* [TASK STATEMENT]:
Return only those lines from the line containing "Generate a Python" to the line containing "import plotly.graph_objects as go", both included, and please omit the pictures.

━━━ GIVEN ENTRIES

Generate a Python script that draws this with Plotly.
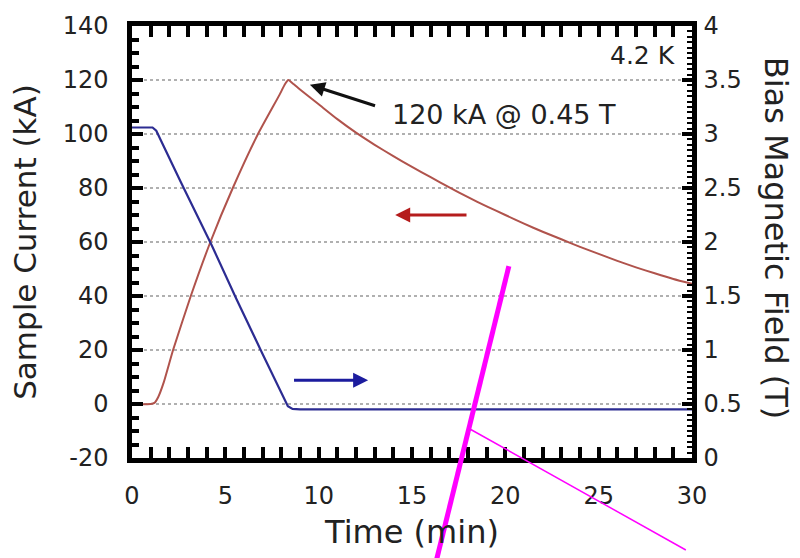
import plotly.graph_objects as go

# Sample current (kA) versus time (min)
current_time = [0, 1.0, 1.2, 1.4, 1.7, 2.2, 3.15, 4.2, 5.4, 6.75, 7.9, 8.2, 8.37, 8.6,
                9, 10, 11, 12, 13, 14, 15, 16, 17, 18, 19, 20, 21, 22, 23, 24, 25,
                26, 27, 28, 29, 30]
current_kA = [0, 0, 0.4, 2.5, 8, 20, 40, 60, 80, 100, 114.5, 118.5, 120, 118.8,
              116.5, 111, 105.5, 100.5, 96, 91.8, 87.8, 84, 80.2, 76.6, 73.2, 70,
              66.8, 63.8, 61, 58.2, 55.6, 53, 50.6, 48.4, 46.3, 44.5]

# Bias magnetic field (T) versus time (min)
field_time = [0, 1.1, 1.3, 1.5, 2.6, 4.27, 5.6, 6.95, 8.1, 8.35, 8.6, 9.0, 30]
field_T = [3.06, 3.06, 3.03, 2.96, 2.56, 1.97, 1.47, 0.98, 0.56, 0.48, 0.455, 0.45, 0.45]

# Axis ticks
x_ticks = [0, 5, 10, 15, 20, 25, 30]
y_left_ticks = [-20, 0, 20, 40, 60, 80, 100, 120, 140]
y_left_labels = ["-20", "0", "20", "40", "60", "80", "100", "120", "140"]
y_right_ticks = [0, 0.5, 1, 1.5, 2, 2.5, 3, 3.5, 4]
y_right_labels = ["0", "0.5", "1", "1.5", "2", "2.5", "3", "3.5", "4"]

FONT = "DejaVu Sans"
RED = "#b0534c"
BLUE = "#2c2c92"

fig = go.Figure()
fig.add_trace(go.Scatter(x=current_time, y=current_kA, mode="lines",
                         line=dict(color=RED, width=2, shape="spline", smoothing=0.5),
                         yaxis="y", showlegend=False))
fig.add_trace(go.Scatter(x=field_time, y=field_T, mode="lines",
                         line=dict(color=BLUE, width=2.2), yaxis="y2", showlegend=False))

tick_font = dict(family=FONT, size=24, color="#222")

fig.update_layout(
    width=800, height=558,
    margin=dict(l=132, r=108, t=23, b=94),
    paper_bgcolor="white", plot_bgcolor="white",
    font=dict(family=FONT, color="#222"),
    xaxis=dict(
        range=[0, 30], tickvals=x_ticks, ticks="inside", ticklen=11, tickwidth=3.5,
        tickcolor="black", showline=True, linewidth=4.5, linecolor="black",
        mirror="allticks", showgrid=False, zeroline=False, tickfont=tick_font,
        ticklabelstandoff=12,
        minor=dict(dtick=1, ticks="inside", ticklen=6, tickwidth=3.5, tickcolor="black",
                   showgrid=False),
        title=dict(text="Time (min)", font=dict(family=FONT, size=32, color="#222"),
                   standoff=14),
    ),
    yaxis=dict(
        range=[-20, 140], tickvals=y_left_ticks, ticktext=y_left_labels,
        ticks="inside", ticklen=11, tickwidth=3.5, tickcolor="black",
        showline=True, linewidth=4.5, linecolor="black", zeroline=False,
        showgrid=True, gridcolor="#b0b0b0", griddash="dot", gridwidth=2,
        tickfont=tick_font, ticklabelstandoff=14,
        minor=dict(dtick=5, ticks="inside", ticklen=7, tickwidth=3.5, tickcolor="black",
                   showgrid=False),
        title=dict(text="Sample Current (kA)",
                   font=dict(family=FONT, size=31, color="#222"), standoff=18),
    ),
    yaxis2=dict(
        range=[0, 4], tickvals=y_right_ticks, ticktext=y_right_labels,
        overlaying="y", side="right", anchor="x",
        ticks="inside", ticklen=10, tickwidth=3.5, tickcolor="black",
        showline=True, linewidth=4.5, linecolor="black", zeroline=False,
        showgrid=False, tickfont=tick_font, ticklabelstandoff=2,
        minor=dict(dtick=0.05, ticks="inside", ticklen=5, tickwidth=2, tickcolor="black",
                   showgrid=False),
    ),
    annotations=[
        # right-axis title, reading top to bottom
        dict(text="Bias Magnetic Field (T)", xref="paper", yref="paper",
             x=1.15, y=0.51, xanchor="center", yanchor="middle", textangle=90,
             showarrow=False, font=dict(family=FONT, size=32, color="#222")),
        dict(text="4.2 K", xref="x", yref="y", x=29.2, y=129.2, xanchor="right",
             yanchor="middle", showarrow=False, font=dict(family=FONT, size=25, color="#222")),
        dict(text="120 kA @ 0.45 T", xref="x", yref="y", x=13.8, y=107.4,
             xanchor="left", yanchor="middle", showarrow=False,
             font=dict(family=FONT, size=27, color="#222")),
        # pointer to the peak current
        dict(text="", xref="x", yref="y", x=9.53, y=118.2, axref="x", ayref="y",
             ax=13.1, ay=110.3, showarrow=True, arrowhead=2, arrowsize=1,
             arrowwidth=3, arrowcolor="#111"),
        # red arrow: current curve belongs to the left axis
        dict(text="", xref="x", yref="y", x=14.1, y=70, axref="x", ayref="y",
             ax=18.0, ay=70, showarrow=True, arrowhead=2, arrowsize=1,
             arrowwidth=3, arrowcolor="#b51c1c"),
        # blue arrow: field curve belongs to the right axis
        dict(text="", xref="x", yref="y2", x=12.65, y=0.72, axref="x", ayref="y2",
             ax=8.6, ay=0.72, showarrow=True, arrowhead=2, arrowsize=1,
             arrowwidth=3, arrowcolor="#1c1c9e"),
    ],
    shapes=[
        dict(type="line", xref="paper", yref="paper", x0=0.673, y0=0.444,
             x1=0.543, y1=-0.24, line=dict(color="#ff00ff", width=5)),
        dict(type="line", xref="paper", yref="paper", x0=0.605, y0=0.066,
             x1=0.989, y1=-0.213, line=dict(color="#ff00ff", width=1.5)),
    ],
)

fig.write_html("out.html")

━━━━━━
━━━ GIVEN ENTRIES

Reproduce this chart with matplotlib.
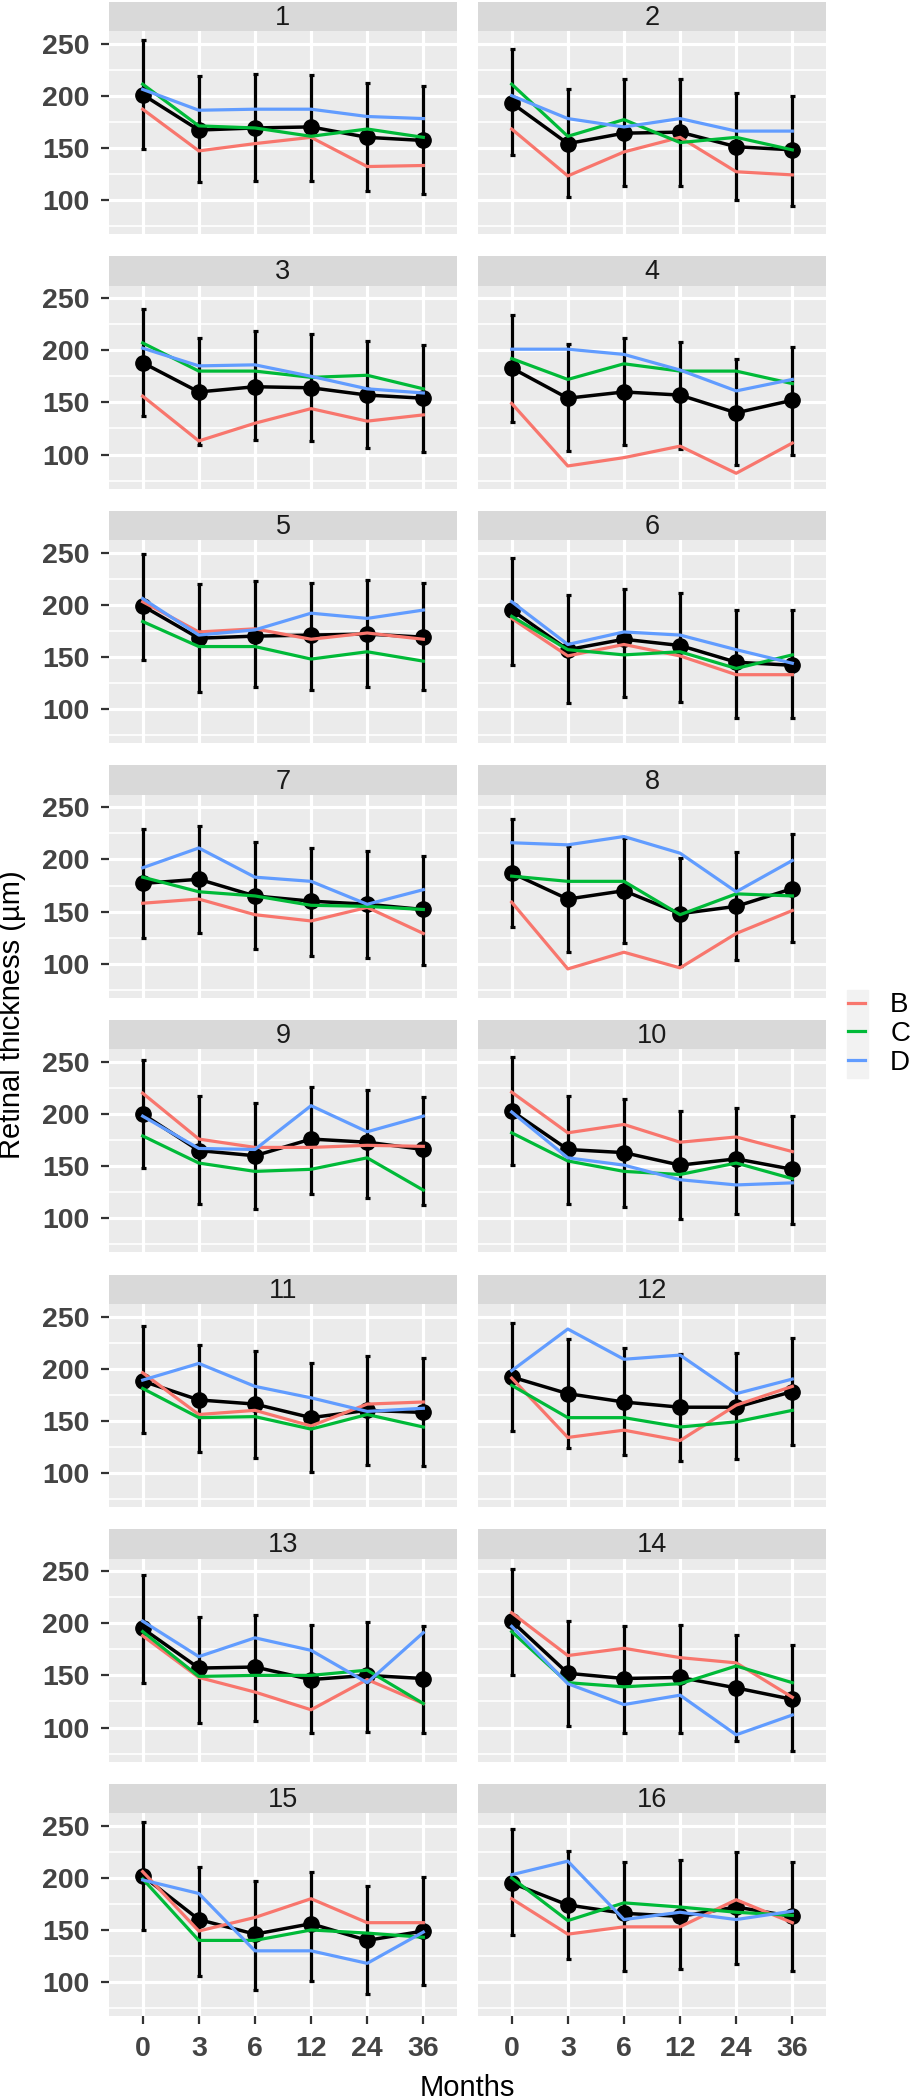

━━━━━━
━━━ GIVEN ENTRIES

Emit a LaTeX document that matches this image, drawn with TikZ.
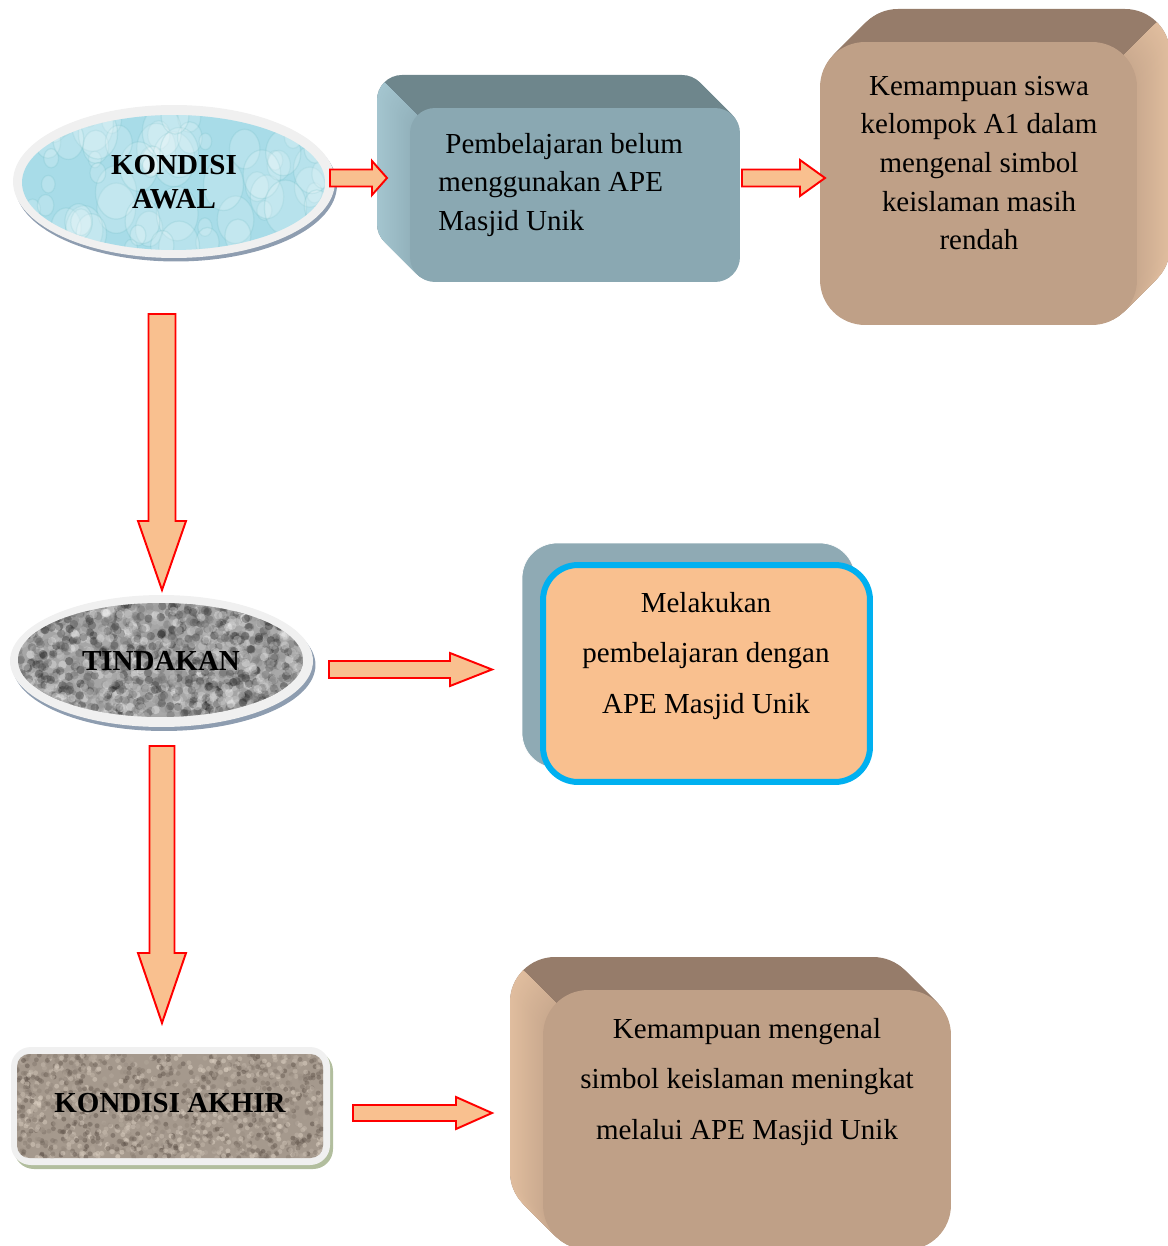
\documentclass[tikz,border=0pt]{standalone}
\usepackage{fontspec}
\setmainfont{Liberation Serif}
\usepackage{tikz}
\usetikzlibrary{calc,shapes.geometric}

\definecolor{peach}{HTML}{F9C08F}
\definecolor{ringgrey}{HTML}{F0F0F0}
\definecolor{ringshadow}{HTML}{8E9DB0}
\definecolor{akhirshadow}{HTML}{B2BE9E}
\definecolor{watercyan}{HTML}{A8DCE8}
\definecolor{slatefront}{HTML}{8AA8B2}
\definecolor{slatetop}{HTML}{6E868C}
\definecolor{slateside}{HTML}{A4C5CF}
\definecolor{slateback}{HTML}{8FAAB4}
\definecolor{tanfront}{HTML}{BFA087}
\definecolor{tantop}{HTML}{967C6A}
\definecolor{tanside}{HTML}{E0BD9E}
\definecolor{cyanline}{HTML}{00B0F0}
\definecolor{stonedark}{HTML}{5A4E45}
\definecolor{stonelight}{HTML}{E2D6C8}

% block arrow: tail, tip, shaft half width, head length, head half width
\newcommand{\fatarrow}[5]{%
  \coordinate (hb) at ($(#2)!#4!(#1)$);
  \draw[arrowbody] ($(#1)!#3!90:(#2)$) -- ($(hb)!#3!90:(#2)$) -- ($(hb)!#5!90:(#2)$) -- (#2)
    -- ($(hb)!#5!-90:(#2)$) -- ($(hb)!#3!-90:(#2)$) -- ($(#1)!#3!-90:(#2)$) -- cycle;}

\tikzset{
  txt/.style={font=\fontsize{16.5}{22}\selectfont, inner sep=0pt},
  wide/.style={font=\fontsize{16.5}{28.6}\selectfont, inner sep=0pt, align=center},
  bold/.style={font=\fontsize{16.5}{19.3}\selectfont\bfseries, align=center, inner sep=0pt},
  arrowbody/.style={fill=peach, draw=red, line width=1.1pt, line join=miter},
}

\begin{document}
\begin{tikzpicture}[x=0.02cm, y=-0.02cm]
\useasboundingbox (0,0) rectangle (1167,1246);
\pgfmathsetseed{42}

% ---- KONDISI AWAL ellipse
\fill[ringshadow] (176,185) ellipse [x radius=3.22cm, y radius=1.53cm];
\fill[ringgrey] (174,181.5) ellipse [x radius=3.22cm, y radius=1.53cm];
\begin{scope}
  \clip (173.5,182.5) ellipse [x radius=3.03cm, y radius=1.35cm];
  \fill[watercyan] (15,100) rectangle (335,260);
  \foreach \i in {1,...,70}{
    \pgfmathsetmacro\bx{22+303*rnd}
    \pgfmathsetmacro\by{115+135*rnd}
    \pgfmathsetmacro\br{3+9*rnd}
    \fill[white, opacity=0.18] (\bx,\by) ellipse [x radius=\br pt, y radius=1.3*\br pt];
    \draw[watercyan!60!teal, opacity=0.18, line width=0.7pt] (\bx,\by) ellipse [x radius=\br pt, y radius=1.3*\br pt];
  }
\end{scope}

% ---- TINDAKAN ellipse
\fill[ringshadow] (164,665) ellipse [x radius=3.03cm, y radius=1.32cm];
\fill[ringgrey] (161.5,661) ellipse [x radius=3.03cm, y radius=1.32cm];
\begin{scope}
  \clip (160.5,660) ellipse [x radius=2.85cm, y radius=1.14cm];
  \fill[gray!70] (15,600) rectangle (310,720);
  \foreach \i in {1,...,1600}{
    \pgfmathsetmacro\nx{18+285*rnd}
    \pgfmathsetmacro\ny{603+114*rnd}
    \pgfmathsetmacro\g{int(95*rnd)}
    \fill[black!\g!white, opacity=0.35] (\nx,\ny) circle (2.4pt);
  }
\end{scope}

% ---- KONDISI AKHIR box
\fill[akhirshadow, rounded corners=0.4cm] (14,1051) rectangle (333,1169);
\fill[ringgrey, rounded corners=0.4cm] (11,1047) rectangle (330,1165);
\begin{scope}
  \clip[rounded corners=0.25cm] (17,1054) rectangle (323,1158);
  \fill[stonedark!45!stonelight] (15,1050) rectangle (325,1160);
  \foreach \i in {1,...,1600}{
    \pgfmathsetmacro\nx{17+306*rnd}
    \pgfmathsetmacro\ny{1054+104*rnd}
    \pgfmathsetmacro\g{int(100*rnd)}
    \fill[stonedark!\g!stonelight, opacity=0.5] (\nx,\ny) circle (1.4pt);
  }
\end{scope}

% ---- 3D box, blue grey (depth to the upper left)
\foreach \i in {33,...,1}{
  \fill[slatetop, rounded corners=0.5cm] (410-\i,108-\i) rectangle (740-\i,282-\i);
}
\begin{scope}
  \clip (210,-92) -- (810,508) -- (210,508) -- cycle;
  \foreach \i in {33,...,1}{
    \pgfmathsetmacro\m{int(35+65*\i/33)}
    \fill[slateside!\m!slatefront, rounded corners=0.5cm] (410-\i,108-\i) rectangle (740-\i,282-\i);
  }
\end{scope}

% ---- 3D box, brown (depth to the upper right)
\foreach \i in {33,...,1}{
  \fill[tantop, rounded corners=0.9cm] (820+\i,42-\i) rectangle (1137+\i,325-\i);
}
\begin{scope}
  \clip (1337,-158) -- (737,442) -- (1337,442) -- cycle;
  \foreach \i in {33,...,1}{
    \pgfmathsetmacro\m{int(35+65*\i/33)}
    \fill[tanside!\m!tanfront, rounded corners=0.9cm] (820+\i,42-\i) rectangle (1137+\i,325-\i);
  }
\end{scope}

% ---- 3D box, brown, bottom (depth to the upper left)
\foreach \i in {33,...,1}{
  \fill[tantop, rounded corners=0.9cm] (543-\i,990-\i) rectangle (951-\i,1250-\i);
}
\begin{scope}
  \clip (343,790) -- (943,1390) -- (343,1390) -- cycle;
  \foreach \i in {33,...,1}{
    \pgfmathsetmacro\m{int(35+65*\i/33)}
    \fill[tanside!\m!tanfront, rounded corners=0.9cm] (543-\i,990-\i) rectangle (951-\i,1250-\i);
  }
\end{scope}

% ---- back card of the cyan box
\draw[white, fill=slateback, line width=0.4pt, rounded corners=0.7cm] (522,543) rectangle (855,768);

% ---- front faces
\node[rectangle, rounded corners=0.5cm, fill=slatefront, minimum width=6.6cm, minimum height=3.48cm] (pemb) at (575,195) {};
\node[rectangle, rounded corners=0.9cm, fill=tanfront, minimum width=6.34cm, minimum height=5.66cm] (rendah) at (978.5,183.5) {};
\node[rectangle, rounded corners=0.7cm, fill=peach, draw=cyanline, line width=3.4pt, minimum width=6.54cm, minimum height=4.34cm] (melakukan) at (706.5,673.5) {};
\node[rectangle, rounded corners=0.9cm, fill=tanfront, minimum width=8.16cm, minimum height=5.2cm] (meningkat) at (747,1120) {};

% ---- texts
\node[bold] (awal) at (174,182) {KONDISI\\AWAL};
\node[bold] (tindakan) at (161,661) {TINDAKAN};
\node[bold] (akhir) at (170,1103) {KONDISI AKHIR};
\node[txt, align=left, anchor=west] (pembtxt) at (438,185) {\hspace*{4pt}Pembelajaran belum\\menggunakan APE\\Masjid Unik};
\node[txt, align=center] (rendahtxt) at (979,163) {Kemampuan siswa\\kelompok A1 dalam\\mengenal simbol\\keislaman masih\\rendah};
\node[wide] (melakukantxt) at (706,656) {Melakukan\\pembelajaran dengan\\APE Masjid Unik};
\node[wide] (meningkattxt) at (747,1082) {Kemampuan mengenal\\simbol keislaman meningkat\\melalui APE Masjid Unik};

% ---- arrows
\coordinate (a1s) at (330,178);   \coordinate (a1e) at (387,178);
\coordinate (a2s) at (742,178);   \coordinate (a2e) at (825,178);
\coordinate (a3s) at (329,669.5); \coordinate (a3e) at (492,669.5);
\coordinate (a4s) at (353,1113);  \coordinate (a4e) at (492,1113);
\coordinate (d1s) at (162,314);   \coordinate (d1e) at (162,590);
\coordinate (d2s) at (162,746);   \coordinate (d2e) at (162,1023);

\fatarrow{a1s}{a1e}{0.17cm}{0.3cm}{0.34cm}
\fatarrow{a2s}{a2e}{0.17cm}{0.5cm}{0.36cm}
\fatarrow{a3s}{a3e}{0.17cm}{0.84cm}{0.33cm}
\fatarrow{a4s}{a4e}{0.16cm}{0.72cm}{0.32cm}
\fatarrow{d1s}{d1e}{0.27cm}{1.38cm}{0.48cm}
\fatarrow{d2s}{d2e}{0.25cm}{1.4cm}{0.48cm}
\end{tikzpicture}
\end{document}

━━━━━━

* [ANSWER TO THE TASK]:
Generate a Python script that draws this with Plotly.
import plotly.graph_objects as go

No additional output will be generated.